═════ COLLECTED DATA
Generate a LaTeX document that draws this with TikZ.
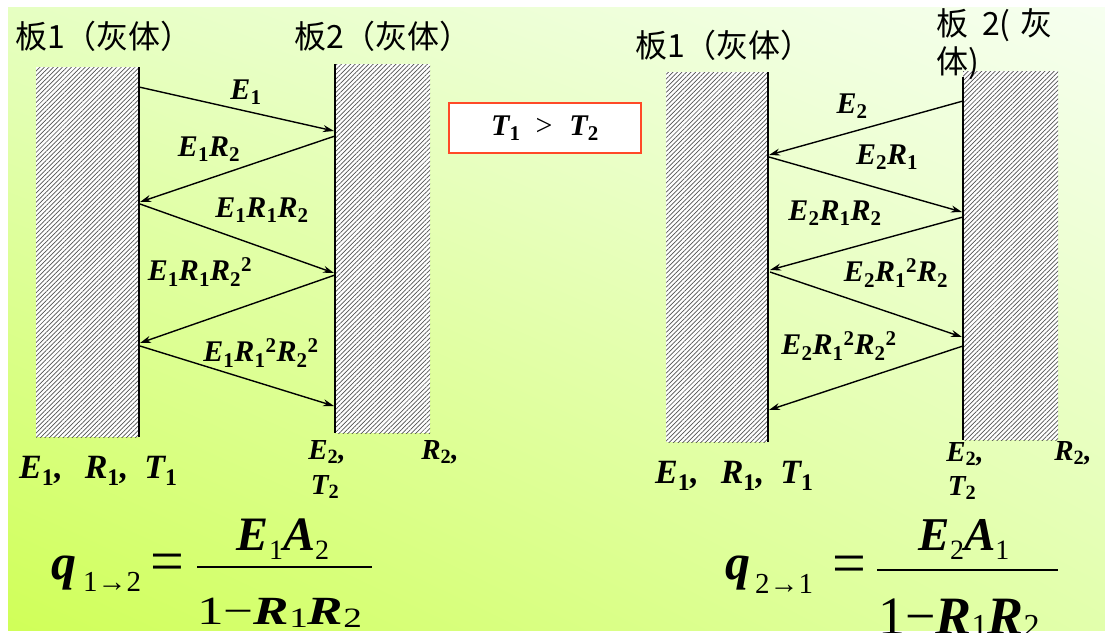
\documentclass[tikz,border=0pt]{standalone}
\usepackage{fontspec}
\usepackage{graphicx}
\setmainfont{Liberation Serif}
\newfontfamily\cjk{Noto Sans CJK SC}
\usetikzlibrary{arrows.meta,patterns.meta,shadings}
\newcommand\dn[1]{\textsubscript{\upshape #1}}
\newcommand\up[1]{\textsuperscript{\upshape #1}}
\definecolor{bgLL}{HTML}{D0FF58}
\definecolor{bgUL}{HTML}{E6FFC2}
\definecolor{bgUR}{HTML}{F6FFF0}
\definecolor{bgLR}{HTML}{E2FFAC}
\definecolor{boxred}{HTML}{FF4A28}
\tikzset{
  lbl/.style={font=\fontsize{30}{32}\selectfont\bfseries\itshape, inner sep=0pt},
  blbl/.style={font=\fontsize{29}{32}\selectfont\bfseries\itshape, inner sep=0pt},
  bigl/.style={font=\fontsize{34}{36}\selectfont\bfseries\itshape, inner sep=0pt},
  ttl/.style={font=\fontsize{32}{34}\selectfont\cjk, inner sep=0pt},
  plate/.style={preaction={fill=white}, pattern={Lines[angle=45,distance=3.2pt,line width=0.7pt]}, pattern color=black!68},
  surf/.style={line width=2pt, black},
  ray/.style={line width=1.4pt, black, -{Stealth[length=11pt,width=7pt]}},
  fbar/.style={line width=2.2pt, black},
  cond/.style={draw=boxred, line width=1.6pt, fill=white, minimum width=192pt, minimum height=50pt, inner sep=0pt}
}
\begin{document}
\begin{tikzpicture}[x=1pt,y=-1pt]
\useasboundingbox (0,0) rectangle (1105,632);
\fill[white] (0,0) rectangle (1105,632);
\shade[upper left=bgUL, upper right=bgUR, lower left=bgLL, lower right=bgLR] (8,7) rectangle (1105,630);

% ---------------- left diagram ----------------
\path[plate] (36,67) rectangle (139,437);
\path[plate] (335,64) rectangle (430,433);
\coordinate (LAt) at (139,67);
\coordinate (LAb) at (139,437);
\coordinate (LBt) at (335,64);
\coordinate (LBb) at (335,433);
\draw[surf] (LAt) -- (LAb);
\draw[surf] (LBt) -- (LBb);

\node[ttl] (tL1) at (104,36) {板1（灰体）};
\node[ttl] (tL2) at (383,36) {板2（灰体）};

\coordinate (la0) at (139,87);
\coordinate (lb0) at (334,131);
\coordinate (lb1) at (335,136);
\coordinate (la1) at (140,202);
\coordinate (la2) at (140,204);
\coordinate (lb2) at (334,273);
\coordinate (lb3) at (335,275);
\coordinate (la3) at (140,343);
\coordinate (la4) at (140,346);
\coordinate (lb4) at (334,406);
\draw[ray] (la0) -- (lb0);
\draw[ray] (lb1) -- (la1);
\draw[ray] (la2) -- (lb2);
\draw[ray] (lb3) -- (la3);
\draw[ray] (la4) -- (lb4);

\node[lbl] (r1) at (246,92) {E\dn{1}};
\node[lbl] (r2) at (209,149) {E\dn{1}R\dn{2}};
\node[lbl] (r3) at (262,210) {E\dn{1}R\dn{1}R\dn{2}};
\node[lbl] (r4) at (200,272) {E\dn{1}R\dn{1}R\dn{2}\up{2}};
\node[lbl] (r5) at (261,353) {E\dn{1}R\dn{1}\up{2}R\dn{2}\up{2}};

\node[bigl, anchor=west] (pL1) at (19,471) {E\dn{1},\hspace{22pt}R\dn{1},\hspace{16pt}T\dn{1}};
\node[blbl] (pL2a) at (327,452) {E\dn{2},};
\node[blbl] (pL2b) at (325,487) {T\dn{2}};
\node[blbl] (pL2c) at (440,452) {R\dn{2},};

% ---------------- condition box ----------------
\node[cond, font=\fontsize{30}{32}\selectfont] (cnd) at (545,128) {\bfseries\itshape T\dn{1}\hspace{15pt}{\mdseries\upshape >}\hspace{17pt}T\dn{2}};

% ---------------- right diagram ----------------
\path[plate] (666,72) rectangle (768,442);
\path[plate] (963,71) rectangle (1058,440);
\coordinate (RAt) at (768,72);
\coordinate (RAb) at (768,442);
\coordinate (RBt) at (963,77);
\coordinate (RBb) at (963,440);
\draw[surf] (RAt) -- (RAb);
\draw[surf] (RBt) -- (RBb);

\node[ttl] (tR1) at (724,45) {板1（灰体）};
\node[ttl, anchor=west] (tR2) at (936,25) {板\hspace{14pt}2(\hspace{10pt}灰};
\node[ttl, anchor=west] (tR3) at (936,63) {体)};

\coordinate (rb0) at (963,101);
\coordinate (ra0) at (769,155);
\coordinate (ra1) at (769,157);
\coordinate (rb1) at (962,212);
\coordinate (rb2) at (963,217);
\coordinate (ra2) at (770,270);
\coordinate (ra3) at (770,272);
\coordinate (rb3) at (962,337);
\coordinate (rb4) at (963,346);
\coordinate (ra4) at (769,410);
\draw[ray] (rb0) -- (ra0);
\draw[ray] (ra1) -- (rb1);
\draw[ray] (rb2) -- (ra2);
\draw[ray] (ra3) -- (rb3);
\draw[ray] (rb4) -- (ra4);

\node[lbl] (s1) at (852,106) {E\dn{2}};
\node[lbl] (s2) at (887,157) {E\dn{2}R\dn{1}};
\node[lbl] (s3) at (835,213) {E\dn{2}R\dn{1}R\dn{2}};
\node[lbl] (s4) at (896,273) {E\dn{2}R\dn{1}\up{2}R\dn{2}};
\node[lbl] (s5) at (839,346) {E\dn{2}R\dn{1}\up{2}R\dn{2}\up{2}};

\node[bigl, anchor=west] (pR1) at (655,476) {E\dn{1},\hspace{22pt}R\dn{1},\hspace{16pt}T\dn{1}};
\node[blbl] (pR2a) at (965,454) {E\dn{2},};
\node[blbl] (pR2b) at (962,488) {T\dn{2}};
\node[blbl] (pR2c) at (1073,453) {R\dn{2},};

% ---------------- left formula ----------------
\node[inner sep=0pt, anchor=base west] (qL) at (51,579) {\fontsize{50}{52}\selectfont\bfseries\itshape q};
\node[inner sep=0pt, anchor=base west] (qLs) at (83,591) {\fontsize{29}{31}\selectfont 1→2};
\node[inner sep=0pt] (eqL) at (167,568) {\fontsize{60}{62}\selectfont =};
\coordinate (fLa) at (197,567);
\coordinate (fLb) at (372,567);
\draw[fbar] (fLa) -- (fLb);
\node[inner sep=0pt, anchor=base] (nL) at (283,550) {\fontsize{48}{50}\selectfont\bfseries\itshape E\raisebox{-9pt}{\fontsize{28}{30}\selectfont\mdseries\upshape 1}A\raisebox{-9pt}{\fontsize{28}{30}\selectfont\mdseries\upshape 2}};
\node[inner sep=0pt, anchor=base west] (dL) at (197,624) {\scalebox{1.33}[1]{\fontsize{40}{42}\selectfont 1−\bfseries\itshape R\raisebox{-3pt}{\fontsize{28}{30}\selectfont\mdseries\upshape 1}R\raisebox{-3pt}{\fontsize{28}{30}\selectfont\mdseries\upshape 2}}};

% ---------------- right formula ----------------
\node[inner sep=0pt, anchor=base west] (qR) at (725,579) {\fontsize{50}{52}\selectfont\bfseries\itshape q};
\node[inner sep=0pt, anchor=base west] (qRs) at (755,593) {\fontsize{29}{31}\selectfont 2→1};
\node[inner sep=0pt] (eqR) at (849,570) {\fontsize{60}{62}\selectfont =};
\coordinate (fRa) at (877,570);
\coordinate (fRb) at (1058,570);
\draw[fbar] (fRa) -- (fRb);
\node[inner sep=0pt, anchor=base] (nR) at (964,550) {\fontsize{47}{49}\selectfont\bfseries\itshape E\raisebox{-9pt}{\fontsize{28}{30}\selectfont\mdseries\upshape 2}A\raisebox{-9pt}{\fontsize{28}{30}\selectfont\mdseries\upshape 1}};
\node[inner sep=0pt, anchor=base west] (dR) at (878,634) {\fontsize{54}{56}\selectfont 1−\bfseries\itshape R\raisebox{-2pt}{\fontsize{32}{34}\selectfont\mdseries\upshape 1}R\raisebox{-2pt}{\fontsize{32}{34}\selectfont\mdseries\upshape 2}};
\end{tikzpicture}
\end{document}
══════════
Pictures stay out. Print the data exactly, from its first line through the line containing "(tL2) at (383,36)".

Generate a LaTeX document that draws this with TikZ.
\documentclass[tikz,border=0pt]{standalone}
\usepackage{fontspec}
\usepackage{graphicx}
\setmainfont{Liberation Serif}
\newfontfamily\cjk{Noto Sans CJK SC}
\usetikzlibrary{arrows.meta,patterns.meta,shadings}
\newcommand\dn[1]{\textsubscript{\upshape #1}}
\newcommand\up[1]{\textsuperscript{\upshape #1}}
\definecolor{bgLL}{HTML}{D0FF58}
\definecolor{bgUL}{HTML}{E6FFC2}
\definecolor{bgUR}{HTML}{F6FFF0}
\definecolor{bgLR}{HTML}{E2FFAC}
\definecolor{boxred}{HTML}{FF4A28}
\tikzset{
  lbl/.style={font=\fontsize{30}{32}\selectfont\bfseries\itshape, inner sep=0pt},
  blbl/.style={font=\fontsize{29}{32}\selectfont\bfseries\itshape, inner sep=0pt},
  bigl/.style={font=\fontsize{34}{36}\selectfont\bfseries\itshape, inner sep=0pt},
  ttl/.style={font=\fontsize{32}{34}\selectfont\cjk, inner sep=0pt},
  plate/.style={preaction={fill=white}, pattern={Lines[angle=45,distance=3.2pt,line width=0.7pt]}, pattern color=black!68},
  surf/.style={line width=2pt, black},
  ray/.style={line width=1.4pt, black, -{Stealth[length=11pt,width=7pt]}},
  fbar/.style={line width=2.2pt, black},
  cond/.style={draw=boxred, line width=1.6pt, fill=white, minimum width=192pt, minimum height=50pt, inner sep=0pt}
}
\begin{document}
\begin{tikzpicture}[x=1pt,y=-1pt]
\useasboundingbox (0,0) rectangle (1105,632);
\fill[white] (0,0) rectangle (1105,632);
\shade[upper left=bgUL, upper right=bgUR, lower left=bgLL, lower right=bgLR] (8,7) rectangle (1105,630);

% ---------------- left diagram ----------------
\path[plate] (36,67) rectangle (139,437);
\path[plate] (335,64) rectangle (430,433);
\coordinate (LAt) at (139,67);
\coordinate (LAb) at (139,437);
\coordinate (LBt) at (335,64);
\coordinate (LBb) at (335,433);
\draw[surf] (LAt) -- (LAb);
\draw[surf] (LBt) -- (LBb);

\node[ttl] (tL1) at (104,36) {板1（灰体）};
\node[ttl] (tL2) at (383,36) {板2（灰体）};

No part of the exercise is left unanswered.